Stereotypically, a cornucopian is someone who posits that there are few intractable natural limits to growth and believes the world can provide a practically limitless abundance of natural resources. The label 'cornucopian' is rarely self-applied, and is most commonly used derogatorily by those who believe that the target is overly optimistic about the resources that will be available in the future.
One common example of this labeling is by those who are skeptical of the view that technology can solve, or overcome, the problem of an exponentially-increasing human population living off a finite base of natural resources. So-called cornucopians might counter that human population growth has slowed dramatically, and not only is currently growing at a linear rate, but is projected to peak and start declining later this century.
In practice, the cornucopian view relies upon the economic law of supply and demand, which has the following implication: as long as the price of a good is free to adjust, all consumers who wish to purchase the good at the going price are able to do so.

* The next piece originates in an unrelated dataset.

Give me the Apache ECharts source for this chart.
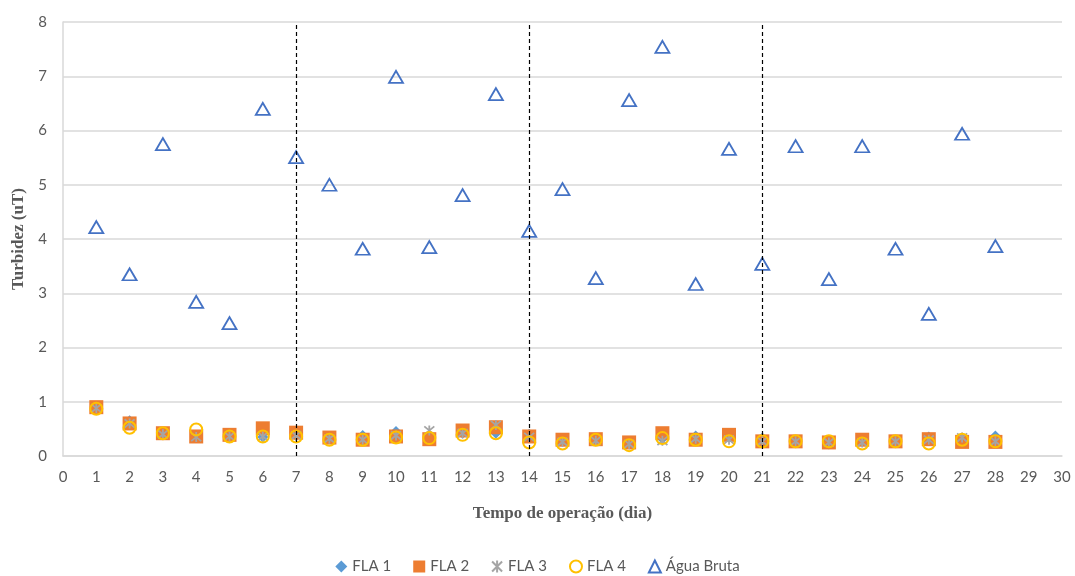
<!DOCTYPE html>
<html>
<head>
<meta charset="utf-8">
<script src="https://cdn.jsdelivr.net/npm/echarts@6/dist/echarts.min.js"></script>
<style>
  html, body { margin: 0; padding: 0; background: #fff; }
  #chart { width: 1075px; height: 576px; }
</style>
</head>
<body>
<div id="chart"></div>
<script>
// Operating days
const days = [1,2,3,4,5,6,7,8,9,10,11,12,13,14,15,16,17,18,19,20,21,22,23,24,25,26,27,28];

// Turbidity (uT) per filter and raw water
const fla1 = [0.88,0.65,0.42,0.38,0.36,0.35,0.38,0.36,0.38,0.45,0.36,0.42,0.42,0.40,0.27,0.28,0.22,0.32,0.37,0.37,0.33,0.27,0.22,0.27,0.27,0.35,0.30,0.37];
const fla2 = [0.90,0.60,0.42,0.36,0.39,0.51,0.43,0.34,0.30,0.36,0.31,0.47,0.53,0.36,0.30,0.31,0.25,0.42,0.30,0.39,0.27,0.27,0.25,0.30,0.27,0.31,0.26,0.26];
const fla3 = [0.88,0.60,0.40,0.35,0.36,0.36,0.38,0.32,0.30,0.38,0.47,0.42,0.57,0.35,0.26,0.28,0.22,0.28,0.32,0.30,0.27,0.27,0.25,0.25,0.27,0.30,0.34,0.27];
const fla4 = [0.87,0.52,0.42,0.49,0.36,0.36,0.36,0.30,0.30,0.34,0.33,0.39,0.42,0.25,0.23,0.30,0.20,0.33,0.30,0.27,0.27,0.27,0.27,0.23,0.27,0.23,0.30,0.27];
const aguaBruta = [4.22,3.35,5.75,2.84,2.45,6.40,5.51,5.00,3.82,6.99,3.85,4.81,6.67,4.15,4.92,3.28,6.56,7.54,3.17,5.66,3.54,5.71,3.26,5.71,3.82,2.62,5.94,3.87];

// Week boundaries (dashed verticals)
const weekMarks = [7, 14, 21];

const seriesNames = ['FLA 1', 'FLA 2', 'FLA 3', 'FLA 4', 'Água Bruta'];

const pairs = arr => days.map((d, i) => [d, arr[i]]);
const asterisk = 'path://M0,0L10,10M10,0L0,10M5,-1L5,11';

const chart = echarts.init(document.getElementById('chart'));
const gray = '#595959';

chart.setOption({
  animation: false,
  backgroundColor: '#fff',
  grid: { left: 63, right: 13, top: 22, bottom: 120 },
  xAxis: {
    type: 'value', min: 0, max: 30, interval: 1,
    name: 'Tempo de operação (dia)', nameLocation: 'middle', nameGap: 49,
    nameTextStyle: { fontFamily: 'Liberation Serif', fontWeight: 'bold', fontSize: 17, color: gray },
    axisLine: { show: true, lineStyle: { color: '#D9D9D9', width: 1.5 } },
    axisTick: { show: false },
    splitLine: { show: false },
    axisLabel: { color: gray, fontFamily: 'Lato', fontSize: 15, margin: 14 }
  },
  yAxis: {
    type: 'value', min: 0, max: 8, interval: 1,
    name: 'Turbidez (uT)', nameLocation: 'middle', nameGap: 35,
    nameTextStyle: { fontFamily: 'Liberation Serif', fontWeight: 'bold', fontSize: 17, color: gray },
    axisLine: { show: true, lineStyle: { color: '#D9D9D9', width: 1.5 } },
    axisTick: { show: false },
    splitLine: { show: true, lineStyle: { color: '#D9D9D9', width: 1.5 } },
    axisLabel: { color: gray, fontFamily: 'Lato', fontSize: 15, margin: 16 }
  },
  legend: {
    bottom: 2, left: 'center', padding: 0, itemGap: 22, itemWidth: 12, itemHeight: 12,
    textStyle: { color: gray, fontFamily: 'Lato', fontSize: 15 },
    data: seriesNames
  },
  series: [
    {
      name: seriesNames[0], type: 'scatter', data: pairs(fla1),
      symbol: 'diamond', symbolSize: 11,
      itemStyle: { color: '#5B9BD5', opacity: 1 },
      markLine: {
        silent: true, symbol: 'none', label: { show: false },
        lineStyle: { color: '#000', type: [4, 3], width: 1.2 },
        data: weekMarks.map(x => ({ xAxis: x }))
      }
    },
    {
      name: seriesNames[1], type: 'scatter', data: pairs(fla2),
      symbol: 'rect', symbolSize: 14,
      itemStyle: { color: '#ED7D31', opacity: 1 }
    },
    {
      name: seriesNames[2], type: 'scatter', data: pairs(fla3),
      symbol: asterisk, symbolSize: 10,
      itemStyle: { color: '#A5A5A5', borderColor: '#A5A5A5', borderWidth: 1.8, opacity: 1 }
    },
    {
      name: seriesNames[3], type: 'scatter', data: pairs(fla4),
      symbol: 'circle', symbolSize: 12,
      itemStyle: { color: 'rgba(0,0,0,0)', borderColor: '#FFC000', borderWidth: 2, opacity: 1 }
    },
    {
      name: seriesNames[4], type: 'scatter', data: pairs(aguaBruta),
      symbol: 'triangle', symbolSize: [14, 12],
      itemStyle: { color: 'rgba(0,0,0,0)', borderColor: '#4472C4', borderWidth: 1.8, opacity: 1 }
    }
  ]
});
</script>
</body>
</html>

Resources do not run out, they simply become more expensive.
In the Peak Oil debate, the views of those labeled as cornucopian are very diverse, ranging from the simplistic "we will never run out of oil" to pessimistic views such as "we might transition to alternatives fast enough to barely avoid the collapse of civilization". The spectrum is broad enough that some who are characterized as cornucopians by doomers might be characterized as peakniks or even doomers by other cornucopians. A typical cornucopian view might be characterized as "there exist viable solutions to the problem of peak oil".